Monday, November 16, 2009

stella

i spent the latter part of last week trying to get my groove back after a balls-out shitty week. after being told that i perhaps acted a little too hastily in my "fuck you, don't ever call me" episode, i did the weird, crazy girl thing and texted him the next day with, "so you have nothing say? it's like you don't even care." and he (rightfully so) responded with, "what do you want to hear from someone you don't want to see? of course i care but you basically told me you'd rather have nothing to do with me than be friends so i'll respect that. i'll even hide behind a bush if i see you coming so it won't be awkward." i responded. he didn't. finally, i told him if he wanted to talk in person fine, if not, fine (enough of this texting bullshit). he said "you're always welcome to come over for a beer..."
the plan was for me to go over on tuesday. however, didn't quite happen.
i ended up texting him that night and said, "so are we still on?"

him: sure come on over and have this awkward conversation.
me: i can't tell if you're joking or being serious. i'm not trying to
have some long, awkward conversation. mostly i'm just coming to get
my beer. but we don't have to hang if you don't want.
him: i'm joking, of course. i'm pretty busy with writing again
tonight, and dealing with my idiot cousin. what time do you get out
of work tomorrow? early evening would work best for me.
me: i volunteer tomorrow. [granted, i could have skipped it, but i
didn't want to be that available.]
him: so what time are you done volunteering?
me: 8. in hollywood. so early evening won't work for me.
him: drat.
me: and this is where you suggest an alternate time. but i have dance
on Thursday.
him: how about i meet you at dance class?
me: ha. no. try again.

and that was that. he hasn't said anything since. at this point, i figure he probably won't, and now i'm just digesting the idea that we will probably never talk or see each other again. i figure, the sooner i get that in my head, the better off i'll be. regardless of how much it may hurt my feelings. ANYWAY, in an effort to distract myself from the grim realities of my situation, i went out on thursday for a friend's birthday. went to a bar downtown. i got hit on by a couple of guys, struck up conversations with them...i was feeling veeeeery stella. until the lameasses i was talking to got kicked out for being far too drunk and much too belligerent (not to me, just in general). ahhh, yes. i am officially back, i thought. back to attracting the young ones. you're 22, you say? of course you are!
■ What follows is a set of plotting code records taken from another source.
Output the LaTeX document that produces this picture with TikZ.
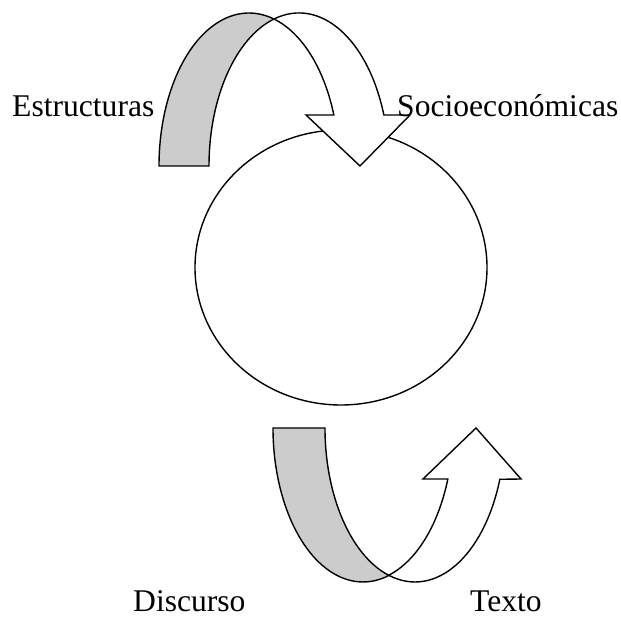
\documentclass[tikz,border=0pt]{standalone}
\usepackage{fontspec}
\setmainfont{Liberation Serif}
\usetikzlibrary{shapes.geometric}

\begin{document}
\begin{tikzpicture}[
  x=1pt, y=1pt,
  band/.style={draw=black, line width=1.4pt, line join=miter},
  back/.style={band, fill=gray!40},
  front/.style={band, fill=white},
  circ/.style={ellipse, draw, line width=1.4pt, minimum width=292pt,
               minimum height=275pt, inner sep=0pt},
  lbl/.style={font=\fontsize{31.6}{38}\selectfont, inner sep=0pt, anchor=base west}
]
\useasboundingbox (0,0) rectangle (621,620);

\node[circ] (centro) at (341,352.5) {};

% upper arrow
\draw[back] (159,454) arc[start angle=180, end angle=73.87, x radius=90, y radius=153]
  arc[start angle=106.13, end angle=180, x radius=90, y radius=153] -- cycle;
\draw[front] (274,601) arc[start angle=106.13, end angle=19.47, x radius=90, y radius=153]
  -- (410,505) -- (360,454) -- (306,505) -- (333.85,505)
  arc[start angle=19.47, end angle=73.87, x radius=90, y radius=153] -- cycle;

% lower arrow
\draw[back] (273,192) arc[start angle=180, end angle=286.79, x radius=90, y radius=154]
  arc[start angle=253.21, end angle=180, x radius=90, y radius=154] -- cycle;
\draw[front] (389,44.6) arc[start angle=253.21, end angle=340.53, x radius=90, y radius=154]
  -- (521,141) -- (476,192) -- (423,141) -- (447.85,141)
  arc[start angle=340.53, end angle=286.79, x radius=90, y radius=154] -- cycle;

\node[lbl] (estr) at (12,503) {Estructuras};
\node[lbl] (socio) at (397,503) {Socioeconómicas};
\node[lbl] (disc) at (133,8) {Discurso};
\node[lbl] (texto) at (470,8) {Texto};
\end{tikzpicture}
\end{document}
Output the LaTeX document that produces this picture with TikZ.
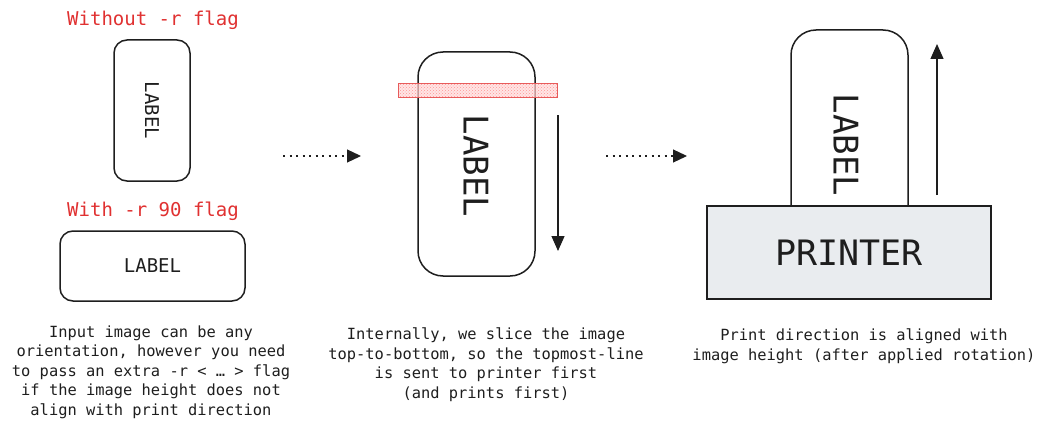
\documentclass[tikz,border=0pt]{standalone}
\usepackage{fontspec}
\setmainfont{DejaVu Sans Mono}
\usetikzlibrary{arrows.meta,patterns}
\definecolor{inkred}{HTML}{E03131}
\definecolor{ink}{HTML}{1E1E1E}
\definecolor{printergray}{HTML}{E9ECEF}
\tikzstyle{flag} = [text=inkred, inner sep=0pt, font=\fontsize{19}{22}\selectfont]
\tikzstyle{paper} = [rectangle, draw=ink, line width=1.5pt, rounded corners=13pt, fill=white]
\tikzstyle{bigpaper} = [rectangle, draw=ink, line width=1.5pt, rounded corners=25pt, fill=white]
\tikzstyle{note} = [text=ink, inner sep=0pt, align=center, font=\fontsize{15.4}{19.5}\selectfont]
\tikzstyle{line} = [draw=ink, line width=1.3pt, -{Triangle[length=15pt,width=13pt]}]
\tikzstyle{dotline} = [draw=ink, line width=1.2pt, dash pattern=on 2pt off 4.5pt, -{Triangle[length=14pt,width=13pt]}]

\begin{document}
\begin{tikzpicture}[x=1pt,y=-1pt]
    \useasboundingbox (0,0) rectangle (1038,428);

    % left: input
    \node[flag] at (153,20) (noflag) {Without -r flag};
    \node[paper, minimum width=76pt, minimum height=141pt] at (152,110.5) (tall) {};
    \node[rotate=-90, text=ink, font=\fontsize{19}{22}\selectfont] at (tall.center) {LABEL};
    \node[flag] at (153,211) (withflag) {With -r 90 flag};
    \node[paper, minimum width=185pt, minimum height=70pt, text=ink, font=\fontsize{19}{22}\selectfont] at (152.5,266) (wide) {LABEL};
    \node[note] at (151,372) (notein) {Input image can be any\\orientation, however you need\\to pass an extra -r < … > flag\\if the image height does not\\align with print direction};

    % middle: slicing
    \node[bigpaper, minimum width=117pt, minimum height=224pt] at (476.5,164) (slice) {};
    \node[rotate=-90, text=ink, font=\fontsize{34}{38}\selectfont] at (476,166) {LABEL};
    \node[rectangle, draw=inkred!80, line width=1pt, minimum width=159pt, minimum height=14pt, fill=red!14, fill opacity=0.7,
          postaction={pattern=crosshatch dots, pattern color=red!55}] at (477.5,90) (stripe) {};
    \node[note] at (486,364.5) (noteslice) {Internally, we slice the image\\top-to-bottom, so the topmost-line\\is sent to printer first\\(and prints first)};

    % right: printer
    \node[bigpaper, minimum width=117pt, minimum height=210pt] at (849.5,135) (fed) {};
    \node[rotate=-90, text=ink, font=\fontsize{34}{38}\selectfont] at (846,145) (fedtext) {LABEL};
    \node[rectangle, draw=ink, line width=1.5pt, fill=printergray, minimum width=284pt, minimum height=93pt,
          text=ink, font=\fontsize{35}{40}\selectfont] at (849,252.5) (printer) {PRINTER};
    \node[note] at (864,346.5) (noteprint) {Print direction is aligned with\\image height (after applied rotation)};

    % arrows
    \coordinate (a1s) at (283,156);
    \coordinate (a1e) at (361,156);
    \coordinate (a2s) at (606,156);
    \coordinate (a2e) at (687,156);
    \coordinate (downs) at (558,115);
    \coordinate (downe) at (558,251);
    \coordinate (ups) at (937,195);
    \coordinate (upe) at (937,44);
    \draw[dotline] (a1s) -- (a1e);
    \draw[dotline] (a2s) -- (a2e);
    \draw[line] (downs) -- (downe);
    \draw[line] (ups) -- (upe);
\end{tikzpicture}
\end{document}
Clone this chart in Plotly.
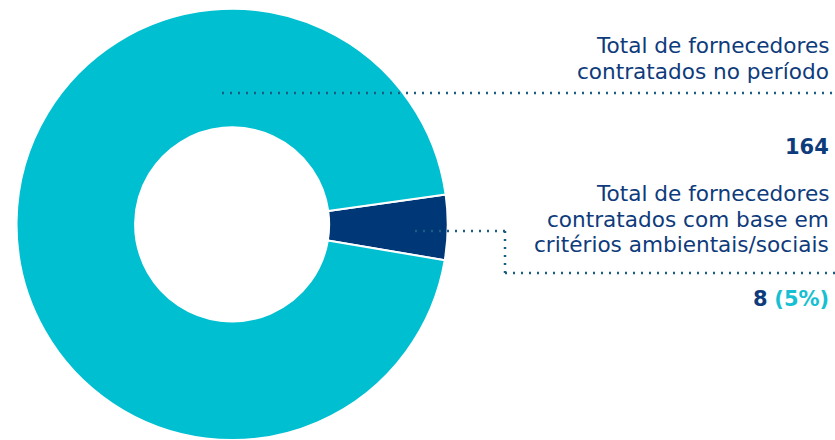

sunday night wasn't much different. i went to a bar to watch the late game. there was one empty bar stool. i asked the guy next to it if it was free. he said it was. a few minutes later he struck up a conversation, and we discovered that we're both from dallas, went to school down the street from each other and know some of the same people. crazy. "what year did you graduate?" he asked. "'99," i said. "you?" all the while i'm thinking, "please don't say 2000 something, please don't say 2000 something." "2002," he said. damnit! seriously, i cannot shake this thing i have for attracting guys who are young (emotionally or literally) and who don't have their shit together. not saying this guy doesn't, but i mean...we know the odds. i gave him my number anyway because he was nice, and i thought he might be a good distraction, and i figured, "why fight it? clearly i am a magnet for these fools so i might as well embrace it. concede that i'm not going to be in a serious, stable relationship anytime soon and just try to enjoy what i get." yes, i would LOVE a mature, stable, available gentleman, but if the universe keeps bringing me the opposite, what's a girl to do?

i guess i could just say "no...", L.A.